Jam kerja saya dan suami ini ada enaknya ada nggak enaknya. Saya cukup teratur 8 jam sehari selama seminggu ditambah piket minggu dan hari besar. Teratur karena bisa dimulai kapan saja karena WFH. Sedangkan suami rolling jam selama 4 hari. Pagi siang malam libur. Jadi ada waktu colongan untuk menghabiskan waktu berdua setiap hari.
Lalu tren curhatan ibu-ibu soal me time sendiri, makan sendiri nggak bilang dan nggak ngajak, karena waktu dan piringnya tidak ingin diganggu anak dan suami, menyeruak di timeline.
Oh mungkin memang anak-anaknya belum masuk usia sekolah. Pikir saya, karena periode anak-anak sampai masuk TK dan punya jam sekolah yang sama juga kami, saya tepatnya, tunggu hampir 7 tahun lamanya.
And it’s boring. Asli. For real. Suami mah kerjanya di luar rumah terus.

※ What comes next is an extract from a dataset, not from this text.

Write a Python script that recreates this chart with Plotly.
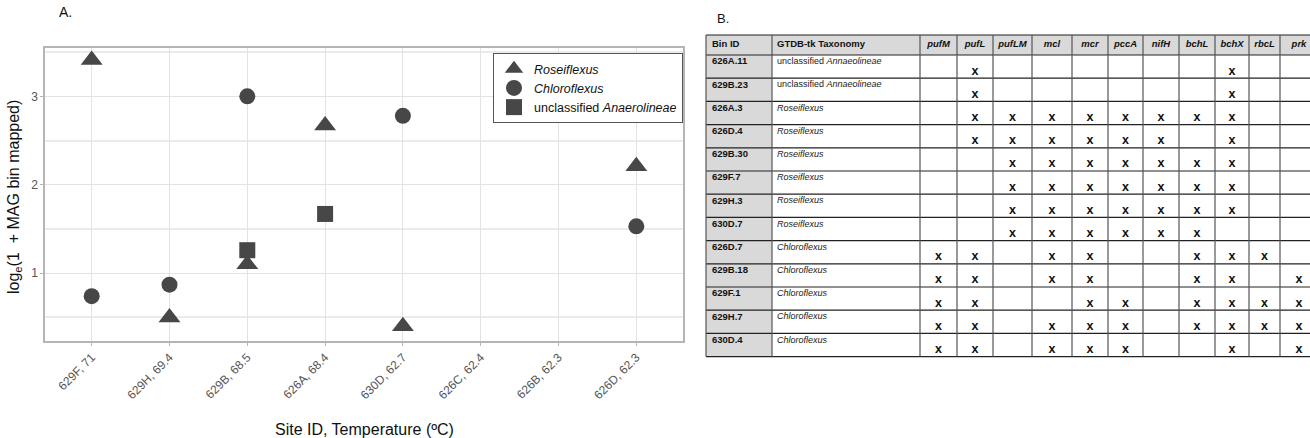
import numpy as np
import plotly.graph_objects as go

# ---------------- Panel A data ----------------
sites = ["629F, 71", "629H, 69.4", "629B, 68.5", "626A, 68.4",
         "630D, 62.7", "626C, 62.4", "626B, 62.3", "626D, 62.3"]

rose_sites = ["629F, 71", "629H, 69.4", "629B, 68.5", "626A, 68.4", "630D, 62.7", "626D, 62.3"]
rose_vals = [3.41, 0.50, 1.10, 2.67, 0.40, 2.21]

chloro_sites = ["629F, 71", "629H, 69.4", "629B, 68.5", "630D, 62.7", "626D, 62.3"]
chloro_vals = [0.74, 0.87, 3.00, 2.78, 1.53]

anaero_sites = ["629B, 68.5", "626A, 68.4"]
anaero_vals = [1.26, 1.67]

# ---------------- Panel B data ----------------
bin_ids = ["626A.11", "629B.23", "626A.3", "626D.4", "629B.30", "629F.7", "629H.3",
           "630D.7", "626D.7", "629B.18", "629F.1", "629H.7", "630D.4"]
taxonomy = ["unclassified <i>Annaeolineae</i>", "unclassified <i>Annaeolineae</i>",
            "<i>Roseiflexus</i>", "<i>Roseiflexus</i>", "<i>Roseiflexus</i>", "<i>Roseiflexus</i>",
            "<i>Roseiflexus</i>", "<i>Roseiflexus</i>", "<i>Chloroflexus</i>", "<i>Chloroflexus</i>",
            "<i>Chloroflexus</i>", "<i>Chloroflexus</i>", "<i>Chloroflexus</i>"]
header_labels = ["Bin ID", "GTDB-tk Taxonomy"]
genes = ["pufM", "pufL", "pufLM", "mcl", "mcr", "pccA", "nifH", "bchL", "bchX", "rbcL", "prk"]
presence = [
    [0, 1, 0, 0, 0, 0, 0, 0, 1, 0, 0],  # 626A.11
    [0, 1, 0, 0, 0, 0, 0, 0, 1, 0, 0],  # 629B.23
    [0, 1, 1, 1, 1, 1, 1, 1, 1, 0, 0],  # 626A.3
    [0, 1, 1, 1, 1, 1, 1, 0, 1, 0, 0],  # 626D.4
    [0, 0, 1, 1, 1, 1, 1, 1, 1, 0, 0],  # 629B.30
    [0, 0, 1, 1, 1, 1, 1, 1, 1, 0, 0],  # 629F.7
    [0, 0, 1, 1, 1, 1, 1, 1, 1, 0, 0],  # 629H.3
    [0, 0, 1, 1, 1, 1, 1, 1, 0, 0, 0],  # 630D.7
    [1, 1, 0, 1, 1, 0, 0, 1, 1, 1, 0],  # 626D.7
    [1, 1, 0, 1, 1, 0, 0, 1, 1, 0, 1],  # 629B.18
    [1, 1, 0, 0, 1, 1, 0, 1, 1, 1, 1],  # 629F.1
    [1, 1, 0, 1, 1, 1, 0, 1, 1, 1, 1],  # 629H.7
    [1, 1, 0, 1, 1, 1, 0, 0, 1, 0, 1],  # 630D.4
]

W, H = 1310, 438
FONT = "Liberation Sans, Arial, Helvetica, sans-serif"
MARK = "#474747"

fig = go.Figure()

# ---------------- Panel A ----------------
fig.add_trace(go.Scatter(x=rose_sites, y=rose_vals, mode="markers", name="<i>Roseiflexus</i>",
                         marker=dict(symbol="triangle-up", size=19, color=MARK)))
fig.add_trace(go.Scatter(x=chloro_sites, y=chloro_vals, mode="markers", name="<i>Chloroflexus</i>",
                         marker=dict(symbol="circle", size=16, color=MARK)))
fig.add_trace(go.Scatter(x=anaero_sites, y=anaero_vals, mode="markers",
                         name="unclassified <i>Anaerolineae</i>",
                         marker=dict(symbol="square", size=16, color=MARK)))

# ---------------- Panel B : table drawn on its own axes (1 unit = 1 px) ----------------
col_w = [66, 148, 37, 36, 39, 40, 36, 35, 36, 36, 34, 31, 38]   # layout widths
hdr_h, row_h = 20.0, 23.2                                         # layout heights
edges = np.concatenate([[0.0], np.cumsum(col_w)])
centers = (edges[:-1] + edges[1:]) / 2
n_rows = len(bin_ids)
row_tops = hdr_h + row_h * np.arange(n_rows)
tbl_bottom = hdr_h + row_h * n_rows

TX0, TTOP = 706, 35          # table origin in pixels
PX0, PY0, PY1 = 705, 32, 362  # table subplot box in pixels
shapes = []
shapes.append(dict(type="rect", xref="x2", yref="y2", x0=edges[0], x1=edges[-1], y0=0, y1=hdr_h,
                   fillcolor="#d9d9d9", line=dict(width=0), layer="below"))
shapes.append(dict(type="rect", xref="x2", yref="y2", x0=edges[0], x1=edges[1], y0=hdr_h, y1=tbl_bottom,
                   fillcolor="#d9d9d9", line=dict(width=0), layer="below"))
for yv in [0.0, hdr_h] + list(row_tops[1:]) + [tbl_bottom]:
    shapes.append(dict(type="line", xref="x2", yref="y2", x0=edges[0], x1=edges[-1], y0=yv, y1=yv,
                       line=dict(color="#222", width=1.2)))
for xv in edges:
    shapes.append(dict(type="line", xref="x2", yref="y2", x0=xv, x1=xv, y0=0, y1=tbl_bottom,
                       line=dict(color="#555", width=1.2)))

fig.add_trace(go.Scatter(x=[edges[0] + 6, edges[1] + 5], y=[hdr_h / 2] * 2, xaxis="x2", yaxis="y2",
                         mode="text", text=["<b>%s</b>" % t for t in header_labels],
                         textposition="middle right", showlegend=False, hoverinfo="skip",
                         textfont=dict(family=FONT, size=9.5, color="#111")))
fig.add_trace(go.Scatter(x=centers[2:], y=[hdr_h / 2] * len(genes), xaxis="x2", yaxis="y2",
                         mode="text", text=["<b><i>%s</i></b>" % g for g in genes],
                         textposition="middle center", showlegend=False, hoverinfo="skip",
                         textfont=dict(family=FONT, size=9.5, color="#111")))
fig.add_trace(go.Scatter(x=[edges[0] + 6] * n_rows, y=row_tops + 7, xaxis="x2", yaxis="y2",
                         mode="text", text=["<b>%s</b>" % b for b in bin_ids],
                         textposition="middle right", showlegend=False, hoverinfo="skip",
                         textfont=dict(family=FONT, size=9.5, color="#111")))
fig.add_trace(go.Scatter(x=[edges[1] + 5] * n_rows, y=row_tops + 7, xaxis="x2", yaxis="y2",
                         mode="text", text=taxonomy,
                         textposition="middle right", showlegend=False, hoverinfo="skip",
                         textfont=dict(family=FONT, size=9, color="#222")))
mx, my = [], []
for i, row in enumerate(presence):
    for j, v in enumerate(row):
        if v:
            mx.append(centers[2 + j])
            my.append(row_tops[i] + 16.5)
fig.add_trace(go.Scatter(x=mx, y=my, xaxis="x2", yaxis="y2", mode="text",
                         text=["<b>x</b>"] * len(mx), textposition="middle center",
                         showlegend=False, hoverinfo="skip",
                         textfont=dict(family=FONT, size=12.5, color="#111")))

fig.update_layout(
    width=W, height=H,
    margin=dict(l=0, r=0, t=0, b=0),
    paper_bgcolor="white", plot_bgcolor="white",
    font=dict(family=FONT, color="#222"),
    showlegend=True,
    shapes=shapes,
    legend=dict(x=683 / W, y=(H - 53) / H, xanchor="right", yanchor="top",
                bgcolor="white", bordercolor="#555", borderwidth=1,
                font=dict(family=FONT, size=12.5, color="#111"),
                tracegroupgap=0, itemwidth=30, itemsizing="trace"),
    xaxis=dict(domain=[45 / W, 683 / W], type="category",
               categoryorder="array", categoryarray=sites,
               range=[-0.6, 7.6], tickangle=-45,
               showgrid=True, gridcolor="#e3e3e3", gridwidth=1,
               showline=True, mirror=True, linecolor="#b5b5b5", linewidth=1.5,
               ticks="outside", ticklen=3, tickcolor="#b5b5b5",
               tickfont=dict(family=FONT, size=12, color="#555"),
               zeroline=False, automargin=False),
    yaxis=dict(domain=[(H - 341) / H, (H - 48) / H],
               range=[0.233, 3.547], tickmode="array", tickvals=[1, 2, 3],
               showgrid=True, gridcolor="#e3e3e3", gridwidth=1,
               minor=dict(tickmode="array", tickvals=[0.5, 1.5, 2.5, 3.5],
                          showgrid=True, gridcolor="#ebebeb", gridwidth=2),
               showline=True, mirror=True, linecolor="#b5b5b5", linewidth=1.5,
               ticks="outside", ticklen=3, tickcolor="#b5b5b5",
               tickfont=dict(family=FONT, size=12, color="#555"),
               zeroline=False, automargin=False),
    xaxis2=dict(domain=[PX0 / W, 1.0], range=[PX0 - TX0, W - TX0], visible=False,
                fixedrange=True, anchor="y2"),
    yaxis2=dict(domain=[(H - PY1) / H, (H - PY0) / H], range=[PY1 - TTOP, PY0 - TTOP], visible=False,
                fixedrange=True, anchor="x2"),
    annotations=[
        dict(text="A.", x=65 / W, y=(H - 12) / H, xref="paper", yref="paper",
             showarrow=False, xanchor="center", yanchor="middle",
             font=dict(family=FONT, size=14, color="#111")),
        dict(text="B.", x=723 / W, y=(H - 18) / H, xref="paper", yref="paper",
             showarrow=False, xanchor="center", yanchor="middle",
             font=dict(family=FONT, size=13, color="#111")),
        dict(text="Site ID, Temperature (ºC)", x=364 / W, y=(H - 429) / H,
             xref="paper", yref="paper", showarrow=False, xanchor="center", yanchor="middle",
             font=dict(family=FONT, size=16, color="#111")),
        dict(text="log<sub>e</sub>(1  + MAG bin mapped)", x=15 / W, y=(H - 197) / H,
             xref="paper", yref="paper", showarrow=False, textangle=-90,
             xanchor="center", yanchor="middle",
             font=dict(family=FONT, size=16, color="#111")),
    ],
)

fig.write_html("out.html")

Apalagi di antara 7 tahun itu, 4 tahunnya sendiri dilanda pandemi, 2 tahun pandemi yang benar-benar di rumah aja. Kerja dari rumah, 24 jam 7 hari seminggu bersama dua anak balita yang lagi aktif-aktifnya. Beruntung ada mobil jadi masih bisa lah muter-muter kota tanpa harus turun bertemu orang. Kalau nggak gila ya ada gangguan jiwa mungkin, dalam hati saya menyadarinya. Marah-marah pada hal nggak penting itu sudah salah satu tandanya.
Saya jadi sangat paham ketika ada orangtua, terutama ibunya, yang ingin detached sebentar. Melepaskan jangkar-jangkar pemberat di hatinya. Melihat dunia dengan dada yang lebih lapang, sebentar saja. Apalagi kalau ibu di rumah dan juga bekerja.
Jujur, ketika saya ngantor sehari atau janjian wfc bareng teman-teman, itu rasanya LEGA. Ringan banget nggak mikir anak-anak makan apa atau mandi jam berapa dan ngga kudu denger mereka bertengkar. Sebentar saja.
It’s a privilege tinggal dengan orangtua. Anak-anak masih bisa dititipkan ke bapak ibu saya.
It’s a privilege split jam kerja dengan suami. Saya bisa bergantian pergi.
And it’s a privilege too ketika anak-anak masuk sekolah, saya dan suami bisa berduaan lagi.
Walau masih gemes-gemes bergembira kalau saya yang ada acara di luar rumah, saya masih harus nyiapkan stok makan siang sampai makan malam, mikir camilan anak-anak, dan ini dan itu. Sementara kalau suami yang pergi, yada yada tinggal pergi aja. Percaya bener dia kalau istrinya bisa handle dengan baik. Atau cuek aja sebenernya?
Whatever it is, luaskan empatinya ketika ada ibu atau bapak rumah tangga yang mengeluh ingin ‘libur’ sebentar. Kami bukannya nggak bersyukur diberi kepercayaan dari Yang Kuasa untuk merawat anak dibanding pejuang garis dua yang nggak dapat-dapat juga. Kami hanya capek, pengen istirahat sebentar saja. Menemukan diri sendiri lagi. Mempuk-puk pundak di luar rumah, dan bilang you deserve life too. Untuk kemudian berjibaku kembali mengurus anak dan rumah. Dan bekerja.
Itu saja kok.
Beri kami waktu sebentar ya.
agreee sangat ;). aku ga pernah mau judge ibu2 yg mungkin mengeluh krn ga bisa me time.. krn memang ada yg masih seperti itu, susah mnedapatkan waktu sendiri utk me time sebentar saja.. padahal itu perlu.
capeek loh mengurus semuanya sendiri. aku beruntung krn ada babysitter dan asisten yg membantu.. aku bisa ngerasain di saat asisten2ku mudik, di situlah mau ga mau ikutan merasa capeknya melakukan semua kerja rumah termasuj urus anak sendiri.. krn itu ga tega utk menjudge ibu2 yg mengeluh capek..
terkadang mereka ngeluh di sosmed, ya gapapa.. mungkin aja dengan begitu mereka bisa melepas sedikit uneg2nya.. sayangnya masih ada aja orang, bahkan wanita yg mengecam ibu2 begitu.. ntahlah di mana empatinya
yang mengecam itu kadang meluapkan kekecewaannya juga karena dia mengalami hal yg sama. hidupnya kadang sooo bitter than yg ngeluh. aku ya memahami juga tapi ga paham kenapa jempolnya sangat jahat ngomennya.